Si tous ces centres financiers jouent le jeu de la transparence, que restera-t-il désormais comme part d’ombre et comme part éclairée des paradis fiscaux?

«Pour le moment, l’attaque politique des pays du G20 concerne essentiellement les revenus dissimulés par les personnes très fortunées. On ne s’est pas encore attaqué au rôle que jouent les paradis fiscaux pour les multinationales. Aussi, l’idée d’un reporting par pays commence à faire son chemin. Il s’agit de demander à l’ensemble des multinationales de communiquer des informations de base sur leurs activités dans ces centres (montant du chiffre d’affaires, des actifs, du nombre de personnes employées, des profits réalisés, des impôts versés…) et plus généralement dans tous les pays où elles sont présentes. Cette typologie vraiment très précise permettrait de mieux connaître les sources des revenus dégagés par ces multinationales et les impôts qu’elles paient sur ces revenus.

Avec le retour à la croissance, la lutte contre les paradis fiscaux ne risque-t-elle pas de disparaître?

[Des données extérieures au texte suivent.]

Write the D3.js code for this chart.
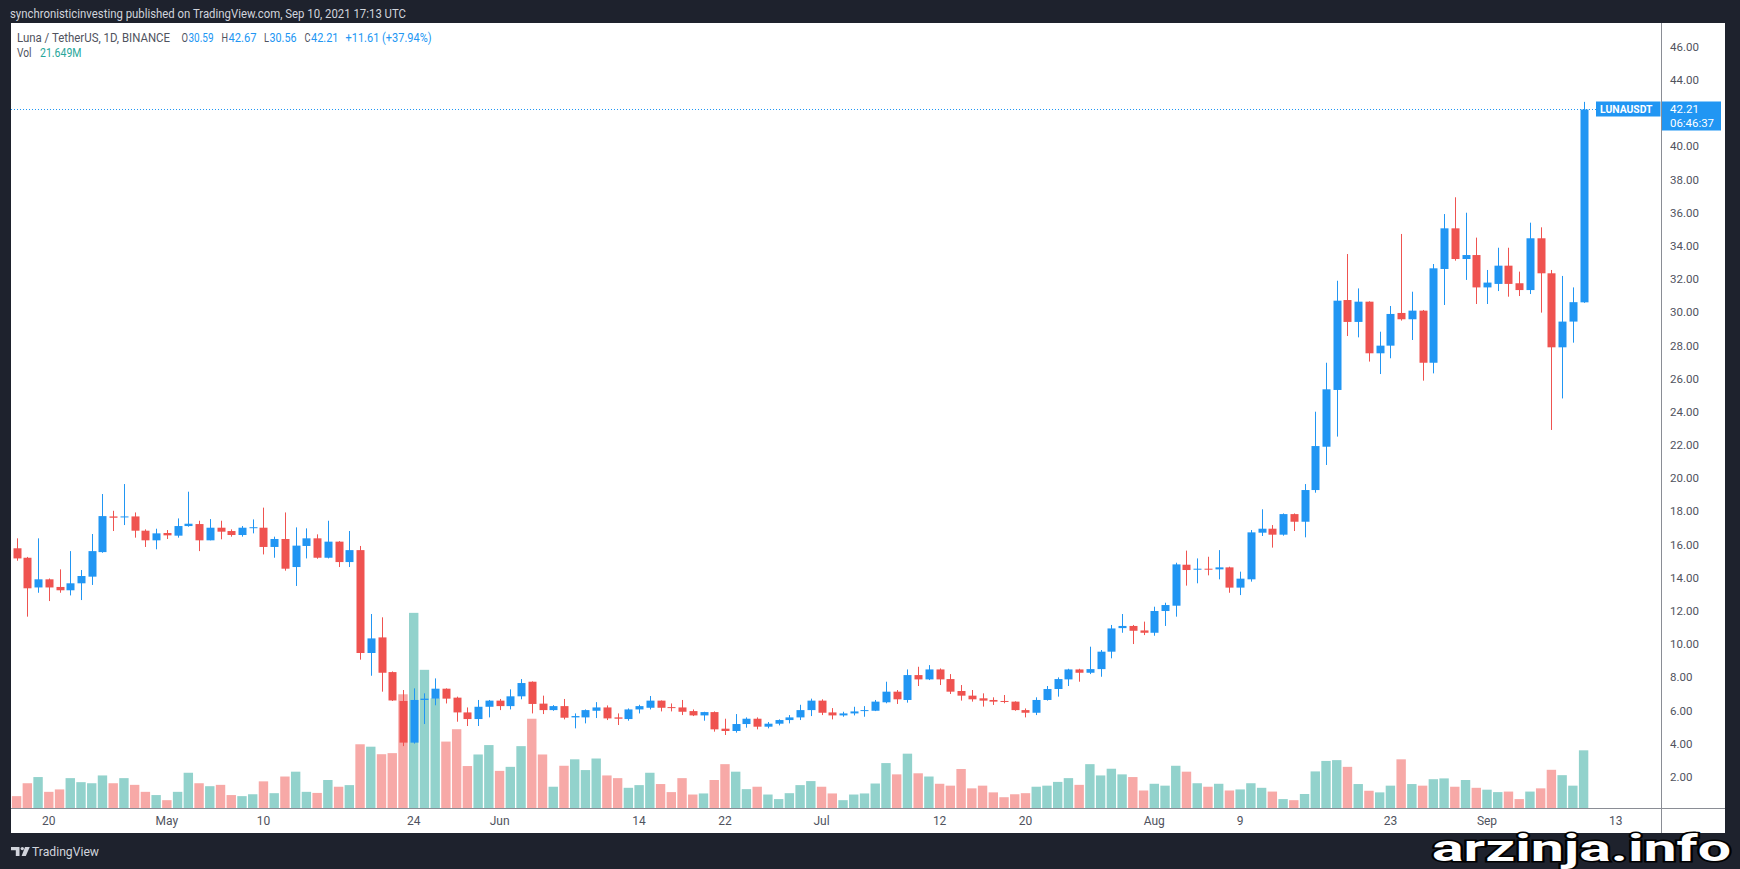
<!DOCTYPE html>
<html><head><meta charset="utf-8">
<script src="https://cdn.jsdelivr.net/npm/d3@7"></script>
<style>html,body{margin:0;padding:0;background:#1e222d;overflow:hidden}svg{display:block}text{font-family:Roboto,"Noto Sans",sans-serif}</style>
</head><body><svg id="c" width="1740" height="869"></svg>
<script>
// ---- data (LUNA/USDT daily, Apr 17 – Sep 10 2021) ----
const firstDay = new Date(Date.UTC(2021, 3, 17));
const lastDay = new Date(Date.UTC(2021, 8, 10));
const openV = [15.77,15.20,13.41,13.90,13.44,13.24,13.66,14.06,15.54,17.69,17.63,17.69,16.83,16.25,16.69,16.53,17.11,17.23,16.25,17.01,16.81,16.57,17.01,17.01,15.85,16.33,14.64,15.91,16.37,15.20,16.17,14.94,15.66,9.46,10.40,8.31,6.57,4.06,6.63,6.71,7.31,6.77,5.88,5.48,6.22,6.59,6.26,6.85,7.73,6.41,6.02,6.26,5.58,5.58,5.98,6.18,5.58,5.48,6.06,6.16,6.59,6.20,6.18,5.96,5.70,5.90,4.90,4.76,5.18,5.50,5.02,5.20,5.42,5.58,6.02,6.59,5.88,5.70,5.82,5.96,5.98,6.49,7.13,6.63,8.13,7.87,8.47,7.89,7.17,6.89,6.73,6.63,6.57,6.53,6.02,5.86,6.63,7.29,7.87,8.47,8.27,8.49,9.54,10.96,11.09,10.82,10.68,11.99,12.31,14.78,14.48,14.54,14.50,14.62,13.40,13.90,16.71,16.95,16.59,17.83,17.37,19.28,21.89,25.31,30.73,29.41,30.63,27.52,27.98,29.95,29.57,30.09,26.95,32.60,35.05,33.20,33.44,31.49,31.70,32.80,31.74,31.33,34.45,32.34,27.88,29.43,30.59];
const highV = [16.37,15.25,16.37,13.95,14.50,15.60,14.46,16.63,19.04,18.03,19.64,17.93,16.91,16.95,16.87,17.57,19.18,17.43,17.53,17.43,16.91,17.11,17.51,18.22,16.47,17.93,17.03,16.97,16.61,17.43,16.20,16.81,15.91,11.81,11.61,8.35,7.23,7.33,7.03,7.93,7.33,6.83,6.18,6.63,6.63,6.69,7.27,7.89,7.75,6.89,6.32,6.69,5.82,6.06,6.50,6.30,5.82,6.12,6.34,6.87,6.60,6.42,6.63,6.06,5.92,5.94,5.50,5.78,5.58,5.58,5.30,5.46,5.72,6.34,6.71,6.67,6.14,5.92,6.22,6.26,6.63,7.73,7.23,8.47,8.63,8.73,8.53,8.19,7.53,7.23,7.03,6.79,6.93,6.55,6.12,6.79,7.47,7.99,8.51,8.51,9.84,9.64,11.15,11.81,11.15,11.35,12.25,12.49,14.90,15.63,15.16,15.26,15.66,14.66,14.36,16.87,18.12,17.17,17.87,17.87,19.64,24.00,26.95,31.89,33.50,31.43,30.65,28.82,30.37,34.71,31.23,30.13,32.90,35.91,36.92,35.99,34.49,32.54,33.88,33.88,32.44,35.39,35.11,32.54,32.18,31.49,42.67];
const lowV = [15.02,11.65,13.09,12.59,13.09,12.93,12.65,13.56,15.50,16.81,17.17,16.41,15.85,15.71,16.33,16.41,17.07,15.60,16.25,16.31,16.47,16.47,16.67,15.40,15.20,14.42,13.50,15.16,15.14,15.16,14.64,14.64,9.06,8.09,7.13,6.57,3.85,4.00,5.18,6.31,6.42,5.32,5.06,5.06,5.58,6.02,6.06,6.67,5.82,5.78,5.98,5.46,4.92,5.22,5.54,5.42,5.12,5.38,5.82,6.06,5.94,5.94,5.72,5.66,5.38,4.72,4.52,4.66,4.96,4.86,4.92,5.10,5.22,5.42,5.66,5.72,5.46,5.62,5.70,5.62,5.96,6.43,6.39,6.47,7.47,7.83,7.53,6.99,6.59,6.53,6.23,6.33,6.43,5.98,5.58,5.72,6.59,6.83,7.47,7.73,8.19,8.03,9.14,10.68,10.00,10.54,10.50,11.09,11.65,13.52,13.66,14.14,13.90,13.09,12.95,13.76,16.51,15.81,16.53,16.81,16.43,19.12,20.79,22.50,28.56,28.48,27.02,26.27,27.22,29.49,28.32,25.87,26.31,30.43,33.10,31.94,30.49,30.49,31.27,30.93,30.97,31.09,29.97,22.90,24.80,28.16,30.56];
const closeV = [15.16,13.36,13.90,13.41,13.24,13.66,14.10,15.60,17.71,17.61,17.69,16.83,16.25,16.67,16.55,17.11,17.25,16.25,17.01,16.77,16.57,17.01,17.04,15.85,16.33,14.54,15.93,16.37,15.20,16.17,14.94,15.66,9.46,10.34,8.27,6.60,4.06,6.63,6.71,7.31,6.71,5.88,5.48,6.22,6.59,6.26,6.85,7.65,6.39,6.02,6.26,5.56,5.66,6.02,6.18,5.52,5.50,6.06,6.26,6.59,6.16,6.14,5.92,5.70,5.90,4.86,4.76,5.18,5.50,5.02,5.20,5.42,5.58,6.02,6.59,5.86,5.70,5.82,5.94,6.02,6.53,7.13,6.67,8.13,7.87,8.47,7.87,7.13,6.89,6.67,6.59,6.53,6.51,6.02,5.86,6.63,7.29,7.89,8.47,8.27,8.49,9.54,10.94,11.09,10.80,10.68,11.99,12.35,14.80,14.46,14.54,14.48,14.62,13.40,13.94,16.73,16.95,16.59,17.83,17.37,19.28,21.93,25.35,30.69,29.41,30.63,27.52,27.98,29.89,29.57,30.09,26.95,32.64,35.05,33.20,33.44,31.49,31.78,32.80,31.70,31.33,34.45,32.34,27.88,29.43,30.60,42.21];
const volumeM = [4.6,9.4,11.7,6.2,7.1,11.3,9.8,9.4,12.3,9.4,11.3,8.8,6.2,5.0,3.1,6.2,13.3,9.4,8.3,8.8,5.0,4.6,5.3,10.1,5.7,11.9,13.7,6.2,5.8,10.6,8.1,8.7,23.9,23.0,20.2,20.6,42.5,72.8,51.6,41.0,24.9,29.5,15.8,20.1,23.6,14.0,15.5,23.2,33.4,20.1,8.1,15.9,18.3,14.3,18.6,12.3,11.3,7.7,8.7,13.3,9.1,6.1,11.3,5.2,5.6,10.6,16.5,13.7,7.2,8.1,5.2,3.5,5.7,8.7,10.2,8.1,5.6,3.1,5.2,5.6,9.3,16.9,12.7,20.4,13.1,11.9,9.2,8.5,14.7,7.5,8.5,6.0,4.2,5.3,5.7,8.1,8.5,9.9,11.3,8.8,16.5,12.3,14.8,12.7,11.7,6.7,9.2,8.5,15.9,13.7,9.4,8.1,9.2,6.7,7.1,9.4,7.7,6.3,3.5,3.1,5.4,13.8,17.7,18.0,15.5,9.1,6.6,6.0,8.5,18.3,9.1,8.5,10.9,11.2,8.1,10.6,7.7,7.0,6.1,6.3,3.5,6.3,7.5,14.4,12.4,8.5,21.649];
const xTickDates = ["2021-04-20","2021-05-01","2021-05-10","2021-05-24","2021-06-01","2021-06-14","2021-06-22","2021-07-01","2021-07-12","2021-07-20","2021-08-01","2021-08-09","2021-08-23","2021-09-01","2021-09-13"];
const xTickLabels = ["20","May","10","24","Jun","14","22","Jul","12","20","Aug","9","23","Sep","13"];
const yTicks = [2,4,6,8,10,12,14,16,18,20,22,24,26,28,30,32,34,36,38,40,44,46];
const lastPrice = 42.21;

// ---- drawing ----
const dates = d3.utcDay.range(firstDay, d3.utcDay.offset(lastDay, 1));
const candles = dates.map((d, i) => ({d, o: openV[i], h: highV[i], l: lowV[i], c: closeV[i], v: volumeM[i]}));

const UP = "#2196F3", DOWN = "#EF5350", VUP = "#92D2CC", VDOWN = "#F7A9A7";
const svg = d3.select("#c");
const plot = {x0: 11, x1: 1661.5, y0: 23, y1: 808.5};

const x = d3.scaleUtc().domain([firstDay, lastDay]).range([16.6, 1583.6]);
const y = d3.scaleLinear().domain([0, 46]).range([810.0, 46.6]);
const yVol = d3.scaleLinear().domain([0, 80]).range([808.5, 593.5]);

svg.append("rect").attr("width", 1740).attr("height", 869).attr("fill", "#1e222d");
svg.append("text").attr("x", 10).attr("y", 17.5).attr("font-size", 12.5).attr("fill", "#d1d4dc")
  .attr("textLength", 396).attr("lengthAdjust", "spacingAndGlyphs")
  .text("synchronisticinvesting published on TradingView.com, Sep 10, 2021 17:13 UTC");

svg.append("rect").attr("x", 11).attr("y", 23).attr("width", 1714).attr("height", 810).attr("fill", "#ffffff");

const defs = svg.append("defs");
defs.append("clipPath").attr("id", "plotclip").append("rect")
  .attr("x", plot.x0).attr("y", plot.y0).attr("width", plot.x1 - plot.x0).attr("height", plot.y1 - plot.y0);

const g = svg.append("g").attr("clip-path", "url(#plotclip)");

// volume
g.append("g").selectAll("rect").data(candles).join("rect")
  .attr("x", d => x(d.d) - 4.7).attr("width", 9.4)
  .attr("y", d => yVol(d.v)).attr("height", d => yVol(0) - yVol(d.v))
  .attr("fill", d => d.c >= d.o ? VUP : VDOWN);

// last price dotted line
g.append("line").attr("x1", plot.x0).attr("x2", plot.x1)
  .attr("y1", Math.round(y(lastPrice)) + 0.5).attr("y2", Math.round(y(lastPrice)) + 0.5)
  .attr("stroke", UP).attr("stroke-width", 1).attr("stroke-dasharray", "1,2");

// candles
const cg = g.append("g").selectAll("g").data(candles).join("g")
  .attr("fill", d => d.c >= d.o ? UP : DOWN).attr("stroke", d => d.c >= d.o ? UP : DOWN);
cg.append("line")
  .attr("x1", d => Math.round(x(d.d)) + 0.5).attr("x2", d => Math.round(x(d.d)) + 0.5)
  .attr("y1", d => y(d.h)).attr("y2", d => y(d.l)).attr("stroke-width", 1);
cg.append("rect")
  .attr("x", d => Math.round(x(d.d)) - 3.5).attr("width", 8)
  .attr("y", d => y(Math.max(d.o, d.c)))
  .attr("height", d => Math.max(1, Math.abs(y(d.o) - y(d.c))))
  .attr("stroke", "none");

// separators
svg.append("line").attr("x1", 11).attr("x2", 1725).attr("y1", 808.5).attr("y2", 808.5).attr("stroke", "#8a8d95");
svg.append("line").attr("x1", 1661.5).attr("x2", 1661.5).attr("y1", 23).attr("y2", 833).attr("stroke", "#8a8d95");

// y axis labels
svg.append("g").selectAll("text").data(yTicks).join("text")
  .attr("x", 1670).attr("y", v => y(v) + 4.2).attr("font-size", 11.5).attr("fill", "#50535e")
  .text(v => d3.format(".2f")(v));

// x axis labels
const parse = d3.utcParse("%Y-%m-%d");
svg.append("g").selectAll("text").data(xTickDates).join("text")
  .attr("x", d => x(parse(d))).attr("y", 824.5).attr("text-anchor", "middle")
  .attr("font-size", 12).attr("fill", "#50535e")
  .text((d, i) => xTickLabels[i]);

// legend
const leg = svg.append("g").attr("font-size", 12);
const gray = "#50535e";
function t(xp, yp, s, col, len) {
  const e = leg.append("text").attr("x", xp).attr("y", yp).attr("fill", col).text(s);
  if (len) e.attr("textLength", len).attr("lengthAdjust", "spacingAndGlyphs");
  return e;
}
const last = candles[candles.length - 1];
const prev = candles[candles.length - 2];
const chg = last.c - prev.c;
t(17, 41.8, "Luna / TetherUS, 1D, BINANCE", gray, 153);
t(181.5, 41.8, "O", gray, 6.5); t(188.5, 41.8, d3.format(".2f")(last.o), UP, 25);
t(221.5, 41.8, "H", gray, 6.5); t(228.5, 41.8, d3.format(".2f")(last.h), UP, 28);
t(264, 41.8, "L", gray, 5); t(269.5, 41.8, d3.format(".2f")(last.l), UP, 27);
t(304.5, 41.8, "C", gray, 6); t(311, 41.8, d3.format(".2f")(last.c), UP, 27.5);
t(345.5, 41.8, "+" + d3.format(".2f")(chg) + " (+" + d3.format(".2f")(chg / prev.c * 100) + "%)", UP, 86);
t(17, 57.3, "Vol", gray, 14.5);
t(40, 57.3, d3.format(".3f")(last.v) + "M", "#26a69a", 41.5);

// price labels on right
const yl = Math.round(y(lastPrice));
svg.append("rect").attr("x", 1596).attr("y", yl - 7.5).attr("width", 64.5).attr("height", 15).attr("fill", UP);
svg.append("text").attr("x", 1600).attr("y", yl + 4).attr("font-size", 11).attr("font-weight", "bold")
  .attr("fill", "#fff").attr("textLength", 52.5).attr("lengthAdjust", "spacingAndGlyphs").text("LUNAUSDT");
svg.append("rect").attr("x", 1662).attr("y", yl - 7.5).attr("width", 59).attr("height", 29).attr("fill", UP);
svg.append("text").attr("x", 1670).attr("y", yl + 4).attr("font-size", 11.5).attr("fill", "#fff").text(d3.format(".2f")(lastPrice));
svg.append("text").attr("x", 1670).attr("y", yl + 18).attr("font-size", 11.5).attr("fill", "#fff")
  .attr("textLength", 44).attr("lengthAdjust", "spacingAndGlyphs").text("06:46:37");

// TradingView logo
const lg = svg.append("g").attr("fill", "#d1d4dc");
lg.append("path").attr("d", "M11,847 H19.5 V856 H15.8 V850.2 H11 Z");
lg.append("circle").attr("cx", 22.3).attr("cy", 848.6).attr("r", 1.7);
lg.append("path").attr("d", "M25,847 H29.8 L25.8,856 H21.6 Z");
svg.append("text").attr("x", 32).attr("y", 856).attr("font-size", 13).attr("fill", "#d1d4dc")
  .attr("textLength", 67).attr("lengthAdjust", "spacingAndGlyphs").text("TradingView");

// watermark
svg.append("text").attr("x", 1432).attr("y", 861).attr("font-size", 36).attr("font-weight", "bold")
  .attr("font-family", "'Liberation Sans', Arial, sans-serif")
  .attr("fill", "#ffffff").attr("stroke", "#000").attr("stroke-width", 3).attr("paint-order", "stroke")
  .attr("textLength", 299).attr("lengthAdjust", "spacingAndGlyphs").text("arzinja.info");
</script></body></html>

 «La reprise de la croissance prévue aujourd’hui par les économistes sera plutôt molle, avec des niveaux de déficits budgétaires compris entre 8 et 12%, dans les grands pays. Des déficits gonflés par la gestion de la crise. Par ailleurs, les populations vieillissent et le montant des retraites à payer s’accroît fortement. Tout comme les dépenses de santé, elles aussi en forte hausse. Demain, pour s’insérer dans la mondialisation, il faudra aussi un système d’éducation supérieure extrêmement développé. C’est beaucoup d’argent. Tout le monde veut en outre renforcer la protection de l’environnement. On a là quatre domaines où les dépenses publiques vont devoir drastiquement augmenter. A l’avenir, l’Etat occupera une place de plus en plus importante en termes de dépenses publiques. Il y aura donc un besoin de recettes fiscales supplémentaires, sur le long terme, bien au-delà de la gestion de la crise. La lutte contre les paradis fiscaux devrait permettre aux Etats de récupérer un montant significatif de recettes fiscales.

Peut-on s’imaginer, tout comme sur le plan humanitaire, voir se développer un droit d’ingérence économique et financier des Etats?

«L’Histoire a montré que le principe de souveraineté des Etats n’a jamais été absolu. Il a toujours été remis en question. Lorsque la souveraineté d’un Etat, à savoir la capacité à produire des lois sur son propre territoire, est utilisée au détriment de la souveraineté fiscale des autres pays, il ne faut pas s’étonner que les autres pays réagissent en s’attribuant un droit d’ingérence fiscale.

Au-delà des multinationales, vous citez d’autres acteurs, intermédiaires parties prenantes dans la constitution et le développement des paradis fiscaux, tels les fiduciaires ou les Big 4. Peut-on s’attendre à de grands changements de ce côté-là aussi?

«Pour l’instant, on ne voit rien venir à leur sujet. Plusieurs études de l’OCDE, s’inscrivant dans la continuité de la Déclaration de Séoul de septembre 2006 (un forum de l’OCDE sur l’administration fiscale consacré à l’évolution, aux réformes des administrations fiscales et aux actions face aux défis posés par le non-civisme fiscal dans un contexte international, ndlr.), ont bien pointé le rôle de ces intermédiaires du chiffre et du droit. Elles ont notamment conduit l’institution à établir une cartographie de ces offreurs de services, qui permettent l’utilisation des paradis fiscaux. L’organisation insiste d’ailleurs pour rappeler que le débat n’est pas clos. Mais il est clair que politiquement rien ne se passe pour l’instant en Europe. Aux Etats-Unis par contre, la volonté politique semble plus forte; la proposition de loi de Barack Obama qui date de mai 2009 contient des amendements spécifiques concernant ces professionnels du droit et du chiffre. Ainsi, l’IRS, l’autorité fiscale américaine, dresse actuellement une typologie des institutions bancaires, des avocats, et plus généralement de tous ces professionnels et pays qui contribuent à offrir ces services. Que ceux qui pensent que l’IRS ne s’attaquera qu’à UBS se détrompent. Désormais, ce seront ces intermédiaires-là qui risquent bientôt d’être dans le collimateur des autorités américaines.»